New pollinator garden generates some buzz

Today, the day after Earth Day, St. Bartholomew Catholic Parish members are paying homage to perhaps the planet’s most industrious, fertilizing farmers: bees.

They are doing so from 9 to 11 a.m. with the opening of their new, 20-foot-by-40-foot pollinator garden just outside the front door of the church at 1306 27th St. in Columbus. The added garden makes sense in Columbus, which has become the first Indiana affiliate of Bee City USA for its pollinator protection.

The church and school’s plot of fresh, black soil actually sits closest to National Road, which organizers love for the sake of passing pedestrians being able to enjoy the beauty. Volunteers have installed plants and flowers specifically to attract mason bees, which are docile and do not sting because they have no queen to protect.

“There’s a lot of foot traffic there (on the sidewalk) from people who jog and walk,” said Kim Rayburn, a professional landscaper and also the St. Bartholomew groundskeeper. “So I’m really hoping that people will notice.”

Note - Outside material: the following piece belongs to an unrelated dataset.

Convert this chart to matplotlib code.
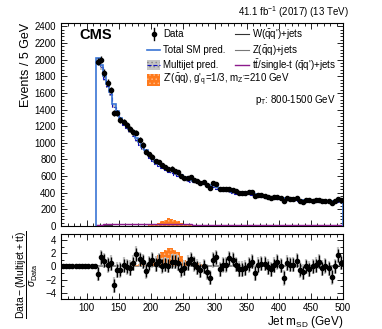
import matplotlib
matplotlib.use("Agg")
import matplotlib.pyplot as plt
import numpy as np
from matplotlib.ticker import MultipleLocator
from matplotlib.patches import Rectangle

plt.rcParams['font.family'] = ['Liberation Sans', 'DejaVu Sans']
plt.rcParams['mathtext.fontset'] = 'custom'
plt.rcParams['mathtext.rm'] = 'Liberation Sans'
plt.rcParams['mathtext.it'] = 'Liberation Sans:italic'
plt.rcParams['mathtext.bf'] = 'Liberation Sans:bold'
plt.rcParams['hatch.linewidth'] = 0.6

# binning: 5 GeV from 60 to 500, mass cut at 115
all_edges = np.arange(60, 505, 5)
edges = np.arange(115, 505, 5)
centers = edges[:-1] + 2.5
pre_centers = all_edges[:11] + 2.5

## data (events / 5 GeV)
data = [1975, 2000, 1840, 1720, 1635, 1360, 1360, 1275, 1250, 1210,
        1164, 1132, 1124, 1040, 975, 892, 860, 835, 780, 768,
        730, 712, 684, 690, 662, 644, 600, 580, 576, 584,
        556, 536, 520, 530, 490, 460, 512, 500, 448, 446,
        442, 448, 436, 415, 398, 396, 396, 404, 410, 362,
        372, 374, 366, 352, 338, 346, 352, 336, 304, 340,
        330, 326, 334, 296, 292, 312, 308, 306, 308, 318,
        300, 306, 296, 276, 300, 328, 312]

total_sm = [2025, 1940, 1800, 1710, 1615, 1465, 1385, 1295, 1245, 1210,
            1172, 1118, 1062, 1008, 955, 910, 850, 808, 772, 745,
            725, 704, 680, 668, 645, 630, 612, 588, 566, 556,
            546, 538, 532, 528, 510, 496, 488, 470, 458, 442,
            436, 424, 414, 408, 405, 403, 400, 398, 394, 380,
            368, 364, 358, 354, 346, 342, 338, 334, 332, 330,
            325, 321, 317, 309, 307, 310, 310, 306, 305, 305,
            304, 303, 301, 300, 299, 297, 300]

ttbar = [18, 18, 19, 19, 20, 20, 21, 21, 22, 22,
         23, 23, 24, 24, 24, 25, 25, 25, 24, 24,
         23, 23, 22, 22, 21, 21, 20, 20, 19, 19,
         18, 18, 18, 17, 17, 17, 16, 16, 16, 16,
         15, 15, 15, 15, 14, 14, 14, 14, 14, 13,
         13, 13, 13, 13, 12, 12, 12, 12, 12, 12,
         11, 11, 11, 11, 11, 11, 10, 10, 10, 10,
         10, 10, 10, 9, 9, 9, 9]

wjets = [9, 8, 8, 7, 7, 6, 6, 6, 5, 5,
         5, 5, 4, 4, 4, 4, 4, 4, 3, 3,
         3, 3, 3, 3, 3, 3, 3, 3, 3, 3,
         2, 2, 2, 2, 2, 2, 2, 2, 2, 2,
         2, 2, 2, 2, 2, 2, 2, 2, 2, 2,
         2, 2, 2, 2, 2, 2, 2, 1, 1, 1,
         1, 1, 1, 1, 1, 1, 1, 1, 1, 1,
         1, 1, 1, 1, 1, 1, 1]

zjets = [6, 5, 5, 5, 4, 4, 4, 4, 3, 3,
         3, 3, 3, 3, 3, 2, 2, 2, 2, 2,
         2, 2, 2, 2, 2, 2, 2, 2, 2, 2,
         2, 1, 1, 1, 1, 1, 1, 1, 1, 1,
         1, 1, 1, 1, 1, 1, 1, 1, 1, 1,
         1, 1, 1, 1, 1, 1, 1, 1, 1, 1,
         1, 1, 1, 1, 1, 1, 1, 1, 1, 1,
         1, 1, 1, 1, 1, 1, 1]

mj_rel_unc = 0.015

# Z' signal, starting at 185 GeV
sig_start = 185
sig_top = [3, 5, 8, 14, 24, 38, 58, 78, 92, 90, 75, 55, 36, 22, 13, 8, 5, 3, 2]

## ratio panel: (data - (multijet + tt)) / sigma_data
pre_pulls = [0, 0, 0, 0, 0, 0, 0, 0, 0, 0, 0]
pulls = [-1.1, 1.4, 0.9, 0.25, 0.5, -2.85, -0.55, -0.5, 0.2, -0.05,
         -0.25, 0.5, 1.9, 1.1, 0.75, -0.65, 0.4, 1.0, 0.35, 0.9,
         0.1, 0.3, 0.15, 0.75, 0.75, 0.5, -0.5, -0.25, 0.5, 1.1,
         0.4, -0.1, -0.55, 0.0, -0.8, -1.7, 1.0, 1.4, -0.45, 0.25,
         0.25, 1.25, 1.05, 0.3, -0.4, -0.4, -0.25, 0.25, 0.75, -1.0,
         0.2, 0.45, 0.45, -0.1, -0.45, 0.2, 0.7, 0.15, -1.75, 0.5,
         0.3, 0.3, 0.9, -0.5, -0.85, 0.0, -0.4, 0.0, 0.2, 0.75,
         -0.25, 0.1, -0.3, -1.6, 0.0, 1.75, 0.6]
pull_band = 1.2

sig_pull_start = 200
sig_pull = [0.4, 1.0, 1.7, 2.3, 2.6, 2.8, 2.8, 2.6, 2.2, 1.6, 1.0, 0.5]
broad_start = 170
sig_broad = [0.2, 0.3, 0.35, 0.4, 0.5, 0.6, 0.7, 0.8, 0.8, 0.8, 0.8, 0.8,
             0.8, 0.8, 0.85, 0.9, 0.9, 0.8, 0.7, 0.6, 0.5, 0.4, 0.3]

data = np.array(data, dtype=float)
total_sm = np.array(total_sm, dtype=float)
multijet = total_sm - np.array(ttbar) - np.array(wjets) - np.array(zjets)

blue = '#3a74d4'
navy = '#1010c0'
orange = '#ff7a1c'
orange_dots = '#ffb782'
purple = '#8c1a8c'
band_gray = '#c4c4c4'
band_dots = '#8a8a8a'

fig = plt.figure(figsize=(3.82, 3.29), dpi=100)
ax = fig.add_axes([0.160, 0.313, 0.738, 0.617])
rax = fig.add_axes([0.160, 0.091, 0.738, 0.198])

# signal
sig_edges = np.arange(sig_start, sig_start + 5 * len(sig_top) + 1, 5)
ax.stairs(sig_top, sig_edges, fill=True, facecolor=orange, edgecolor=orange_dots,
          hatch='....', lw=0, zorder=2)

# multijet band
ax.stairs(multijet * (1 + mj_rel_unc), edges, baseline=multijet * (1 - mj_rel_unc),
          fill=True, facecolor=band_gray, edgecolor=band_dots, hatch='....', lw=0, zorder=3)
ax.stairs(multijet, edges, color=navy, ls='--', lw=0.8, baseline=None, zorder=4)
ax.stairs(total_sm, edges, color=blue, lw=1.2, zorder=5)
ax.stairs(wjets, edges, color='#333333', lw=0.8, baseline=None, zorder=4)
ax.stairs(zjets, edges, color='#777777', lw=0.8, baseline=None, zorder=4)
ax.stairs(ttbar, edges, color=purple, lw=1.0, baseline=None, zorder=4)

ax.errorbar(centers, data, yerr=np.sqrt(data), fmt='o', color='black',
            ms=3, lw=1.0, capsize=0, zorder=6)

ax.set_xlim(60, 500)
ax.set_ylim(0, 2440)
ax.xaxis.set_major_locator(MultipleLocator(50))
ax.xaxis.set_minor_locator(MultipleLocator(10))
ax.yaxis.set_major_locator(MultipleLocator(200))
ax.yaxis.set_minor_locator(MultipleLocator(40))
ax.tick_params(labelbottom=False)
ax.set_ylabel('Events / 5 GeV', fontsize=9, loc='top')
ax.yaxis.set_label_coords(-0.105, 1.0)

ax.text(0.065, 0.975, 'CMS', transform=ax.transAxes, fontsize=10.5, fontweight='bold',
        ha='left', va='top')
ax.text(0.975, 0.62, r'p$_{\rm T}$: 800-1500 GeV', transform=ax.transAxes, fontsize=7,
        ha='right', va='center')
ax.text(1.02, 1.015, r'41.1 fb$^{-1}$ (2017) (13 TeV)', transform=ax.transAxes, fontsize=7,
        ha='right', va='bottom')

# legend, drawn entry by entry (two columns, ROOT style)
tr = ax.transAxes
rows = [0.944, 0.868, 0.794, 0.720]
lx0, lx1, ltx = 0.305, 0.352, 0.362
rx0, rx1, rtx = 0.617, 0.668, 0.677


def leg_text(x, y, s):
    ax.text(x, y, s, transform=tr, fontsize=7, ha='left', va='center')


# Data
ax.plot([(lx0 + lx1) / 2], [rows[0]], 'o', color='black', ms=3, transform=tr, clip_on=False)
ax.plot([(lx0 + lx1) / 2] * 2, [rows[0] - 0.03, rows[0] + 0.03], color='black', lw=1.0,
        transform=tr, clip_on=False)
leg_text(ltx, rows[0], 'Data')
# Total SM
ax.plot([lx0, lx1], [rows[1]] * 2, color=blue, lw=1.2, transform=tr, clip_on=False)
leg_text(ltx, rows[1], 'Total SM pred.')
# Multijet
ax.add_patch(Rectangle((lx0, rows[2] - 0.025), lx1 - lx0, 0.05, transform=tr,
                       facecolor=band_gray, edgecolor=band_dots, hatch='....', lw=0))
ax.plot([lx0, lx1], [rows[2]] * 2, color=navy, ls='--', lw=0.8, transform=tr, clip_on=False)
leg_text(ltx, rows[2], 'Multijet pred.')
# signal
ax.add_patch(Rectangle((lx0, rows[3] - 0.03), lx1 - lx0, 0.06, transform=tr,
                       facecolor=orange, edgecolor=orange_dots, hatch='....', lw=0))
leg_text(ltx, rows[3], r"Z'($\bar{\rm q}$q), g$'_{\rm q}$=1/3, m$_{\rm Z'}$=210 GeV")
# right column
ax.plot([rx0, rx1], [rows[0]] * 2, color='#333333', lw=0.8, transform=tr, clip_on=False)
leg_text(rtx, rows[0], r"W($\bar{\rm q}$q')+jets")
ax.plot([rx0, rx1], [rows[1]] * 2, color='#777777', lw=0.8, transform=tr, clip_on=False)
leg_text(rtx, rows[1], r"Z($\bar{\rm q}$q)+jets")
ax.plot([rx0, rx1], [rows[2]] * 2, color=purple, lw=1.0, transform=tr, clip_on=False)
leg_text(rtx, rows[2], r"t$\bar{\rm t}$/single-t ($\bar{\rm q}$q')+jets")

# ratio panel
rax.axhline(0, color='#8c8c8c', lw=1.4, zorder=1)
broad_edges = np.arange(broad_start, broad_start + 5 * len(sig_broad) + 1, 5)
rax.stairs(sig_broad, broad_edges, fill=True, facecolor='#ff9a50', edgecolor=orange_dots,
           hatch='....', lw=0, alpha=0.9, zorder=2)
sp_edges = np.arange(sig_pull_start, sig_pull_start + 5 * len(sig_pull) + 1, 5)
rax.stairs(sig_pull, sp_edges, fill=True, facecolor=orange, edgecolor=orange_dots,
           hatch='....', lw=0, zorder=2)
rax.errorbar(centers, pulls, yerr=pull_band, fmt='none', ecolor='#c2c2c2', lw=1.6,
             capsize=0, zorder=3)
rax.errorbar(centers, pulls, yerr=1.0, fmt='o', color='black', ms=3, lw=1.0,
             capsize=0, zorder=4)
rax.plot(pre_centers, pre_pulls, 'o', color='black', ms=3, zorder=4)

rax.set_xlim(60, 500)
rax.set_ylim(-5, 5)
rax.xaxis.set_major_locator(MultipleLocator(50))
rax.xaxis.set_minor_locator(MultipleLocator(10))
rax.yaxis.set_major_locator(MultipleLocator(2))
rax.yaxis.set_minor_locator(MultipleLocator(1))
rax.set_xlabel(r'Jet m$_{\rm SD}$ (GeV)', fontsize=8.5, loc='right')
rax.xaxis.set_label_coords(1.0, -0.23)
rax.set_ylabel(r'$\dfrac{\mathrm{Data} - (\mathrm{Multijet} + \mathrm{t\bar{t}})}{\sigma_{\mathrm{Data}}}$',
               fontsize=7.5)
rax.yaxis.set_label_coords(-0.075, 0.37)

for a in (ax, rax):
    a.tick_params(which='both', direction='in', top=True, right=True, labelsize=7, width=0.6)
    a.tick_params(which='major', length=4.5)
    a.tick_params(which='minor', length=2.5)
    for s in a.spines.values():
        s.set_linewidth(0.8)
rax.tick_params(axis='x', which='major', pad=2.5)

fig.savefig('out.png', dpi=100)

The location only a few feet from the church building is great for another reason, according to Quinike Nusawardhana, outdoor learning lab coordinator for St. Bartholomew Catholic School.

“People will be able to see the bees from the church windows,” Nusawardhana said.

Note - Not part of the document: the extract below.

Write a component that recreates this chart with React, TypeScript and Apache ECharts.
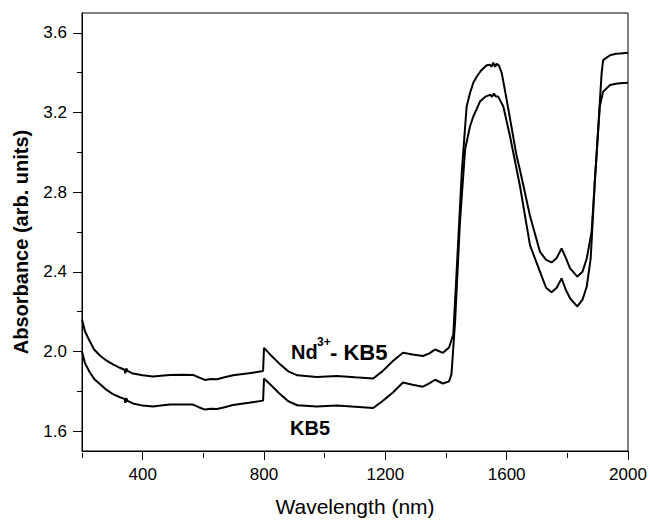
import React, { useEffect, useRef } from "react";
import * as echarts from "echarts";

// Nd3+ - KB5 (upper curve)
const wlUpper = [200, 210, 226, 240, 259, 280, 302, 325, 340, 343, 346, 350, 368, 400, 434, 460, 490, 530, 566, 585, 605, 625, 645, 670, 698, 750, 797, 800, 820, 850, 880, 910, 974, 1040, 1100, 1160, 1190, 1225, 1258, 1290, 1324, 1345, 1364, 1390, 1410, 1424, 1435, 1452, 1468, 1479, 1490, 1501, 1515, 1534, 1545, 1550, 1556, 1562, 1567, 1575, 1584, 1600, 1633, 1644, 1677, 1710, 1730, 1748, 1765, 1781, 1795, 1809, 1833, 1850, 1864, 1880, 1896, 1913, 1918, 1941, 1960, 1974, 2000];
const absUpper = [2.16, 2.1, 2.05, 2.01, 1.98, 1.955, 1.935, 1.918, 1.908, 1.89, 1.915, 1.902, 1.889, 1.88, 1.874, 1.878, 1.882, 1.883, 1.882, 1.87, 1.857, 1.862, 1.86, 1.87, 1.88, 1.89, 1.902, 2.018, 1.985, 1.94, 1.9, 1.88, 1.872, 1.877, 1.87, 1.864, 1.9, 1.952, 1.993, 1.985, 1.977, 1.99, 2.01, 1.993, 2.02, 2.085, 2.4, 2.9, 3.23, 3.297, 3.35, 3.38, 3.41, 3.438, 3.44, 3.43, 3.45, 3.43, 3.445, 3.435, 3.397, 3.264, 2.98, 2.91, 2.68, 2.5, 2.46, 2.447, 2.47, 2.517, 2.47, 2.417, 2.376, 2.4, 2.467, 2.6, 2.98, 3.397, 3.463, 3.488, 3.495, 3.496, 3.5];

// KB5 (lower curve)
const wlLower = [200, 210, 226, 240, 259, 280, 302, 325, 340, 343, 346, 350, 368, 400, 434, 460, 490, 530, 566, 585, 605, 625, 645, 670, 698, 750, 797, 800, 820, 850, 880, 910, 974, 1040, 1100, 1160, 1190, 1225, 1258, 1290, 1324, 1345, 1364, 1390, 1410, 1418, 1430, 1446, 1463, 1479, 1490, 1512, 1530, 1545, 1552, 1558, 1565, 1572, 1589, 1611, 1644, 1677, 1710, 1730, 1748, 1765, 1781, 1795, 1809, 1833, 1850, 1864, 1877, 1891, 1907, 1918, 1941, 1960, 1974, 2000];
const absLower = [2.0, 1.94, 1.894, 1.862, 1.836, 1.808, 1.786, 1.77, 1.762, 1.742, 1.765, 1.752, 1.739, 1.728, 1.723, 1.728, 1.733, 1.734, 1.733, 1.72, 1.708, 1.712, 1.711, 1.72, 1.731, 1.742, 1.753, 1.864, 1.835, 1.79, 1.75, 1.73, 1.723, 1.728, 1.722, 1.716, 1.75, 1.794, 1.844, 1.833, 1.823, 1.84, 1.858, 1.839, 1.85, 1.885, 2.151, 2.65, 3.015, 3.13, 3.18, 3.255, 3.28, 3.289, 3.28, 3.295, 3.28, 3.28, 3.23, 3.081, 2.83, 2.533, 2.4, 2.32, 2.297, 2.32, 2.367, 2.31, 2.267, 2.226, 2.26, 2.326, 2.467, 2.865, 3.23, 3.305, 3.338, 3.345, 3.347, 3.35];

const xMajorTicks = [400, 800, 1200, 1600, 2000];
const xMinorTicks = [200, 600, 1000, 1400, 1800];
const yMajorTicks = [1.6, 2.0, 2.4, 2.8, 3.2, 3.6];
const yMinorTicks = [1.8, 2.2, 2.6, 3.0, 3.4];

const FONT = "Arial, 'Liberation Sans', Helvetica, sans-serif";

export default function App() {
  const ref = useRef<HTMLDivElement>(null);
  useEffect(() => {
    document.body.style.margin = "0";
    const chart = echarts.init(ref.current!, null, { renderer: "svg" });
    const gridLeft = 82, gridRight = 22, gridTop = 13, gridBottom = 69;
    const gw = 650 - gridLeft - gridRight;
    const gh = 522 - gridTop - gridBottom;
    const line = (wl: number[], ab: number[], name: string) => ({
      type: "line",
      name,
      data: wl.map((w, i) => [w, ab[i]]),
      showSymbol: false,
      symbol: "none",
      lineStyle: { color: "#000", width: 2 },
      itemStyle: { color: "#000" },
      xAxisIndex: 0,
      yAxisIndex: 0,
    });
    chart.setOption({
      animation: false,
      backgroundColor: "#fff",
      grid: {
        left: gridLeft,
        right: gridRight,
        top: gridTop,
        bottom: gridBottom,
        show: true,
        borderColor: "#000",
        borderWidth: 1,
        backgroundColor: "transparent",
      },
      xAxis: [
        {
          type: "value",
          min: 200,
          max: 2000,
          position: "bottom",
          splitLine: { show: false },
          axisLine: { show: true, lineStyle: { color: "#000", width: 1 } },
          axisTick: { show: true, customValues: xMajorTicks, length: 9, lineStyle: { color: "#000" } },
          axisLabel: {
            customValues: xMajorTicks,
            formatter: (v: number) => String(v),
            color: "#000",
            fontSize: 17,
            fontFamily: FONT,
            margin: 15,
          },
          name: "Wavelength (nm)",
          nameLocation: "middle",
          nameGap: 45,
          nameTextStyle: { color: "#000", fontSize: 21, fontFamily: FONT },
        },
        {
          type: "value",
          min: 200,
          max: 2000,
          position: "top",
          offset: -gh,
          splitLine: { show: false },
          axisLine: { show: false },
          axisTick: { show: true, inside: true, customValues: xMinorTicks, length: 5, lineStyle: { color: "#000" } },
          axisLabel: { show: false },
        },
      ],
      yAxis: [
        {
          type: "value",
          min: 1.5,
          max: 3.7,
          position: "left",
          splitLine: { show: false },
          axisLine: { show: true, lineStyle: { color: "#000", width: 1 } },
          axisTick: { show: true, customValues: yMajorTicks, length: 9, lineStyle: { color: "#000" } },
          axisLabel: {
            customValues: yMajorTicks,
            formatter: (v: number) => v.toFixed(1),
            color: "#000",
            fontSize: 17,
            fontFamily: FONT,
            margin: 15,
          },
        },
        {
          type: "value",
          min: 1.5,
          max: 3.7,
          position: "right",
          offset: -gw,
          splitLine: { show: false },
          axisLine: { show: false },
          axisTick: { show: true, inside: true, customValues: yMinorTicks, length: 5, lineStyle: { color: "#000" } },
          axisLabel: { show: false },
        },
      ],
      graphic: [
        {
          type: "text",
          x: 21,
          y: 242,
          rotation: Math.PI / 2,
          style: {
            text: "Absorbance (arb. units)",
            align: "center",
            verticalAlign: "middle",
            font: `bold 20px ${FONT}`,
            fill: "#000",
          },
        },
        {
          type: "text",
          x: 291,
          y: 352,
          style: { text: "Nd", align: "left", verticalAlign: "middle", font: `bold 20px ${FONT}`, fill: "#000" },
        },
        {
          type: "text",
          x: 317,
          y: 342,
          style: { text: "3+", align: "left", verticalAlign: "middle", font: `bold 12px ${FONT}`, fill: "#000" },
        },
        {
          type: "text",
          x: 330,
          y: 352,
          style: { text: "- KB5", align: "left", verticalAlign: "middle", font: `bold 22px ${FONT}`, fill: "#000" },
        },
        {
          type: "text",
          x: 290,
          y: 428,
          style: { text: "KB5", align: "left", verticalAlign: "middle", font: `bold 20px ${FONT}`, fill: "#000" },
        },
      ],
      series: [line(wlUpper, absUpper, "Nd3+- KB5"), line(wlLower, absLower, "KB5")],
    });
    return () => chart.dispose();
  }, []);
  return <div ref={ref} style={{ width: 650, height: 522 }} />;
}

The overall project and today’s activities are a joint effort from the church’s On Care For Our Common Home Ministry and the school’s climate restoration team.

The garden features a total of 76 plants from 12 different species, according to volunteer Chuck Burkart, who emphasized that the pollinator park and garden movement has been part of a national trend for some time. He pointed out that at least 30 percent of the nation’s food needs pollinators.

“But we have destroyed 99 percent of the native prairies by putting buildings and parking lots on them,” Burkart said. “I don’t think that we did that on purpose. I don’t think we actually began realizing the impact of that until recently.”

He added that farmers are now renting bees hives because of a shortage of pollinators.

The space includes varities such as red cardinal, echinacea purpurea, Virginia bluebell, native Blue Iris, shasta daisies and more. Planners expect bees to find their way to the garden very shortly.

“If they know that the daffodils are here, they’ll come,” Rayburn said.

Mason hives have been installed on small posts as part of the garden creation. Today, the Bartholomew County Public Library’s Cleo’s Seeds Share program will have free seed packets of plants and flowers available for the public.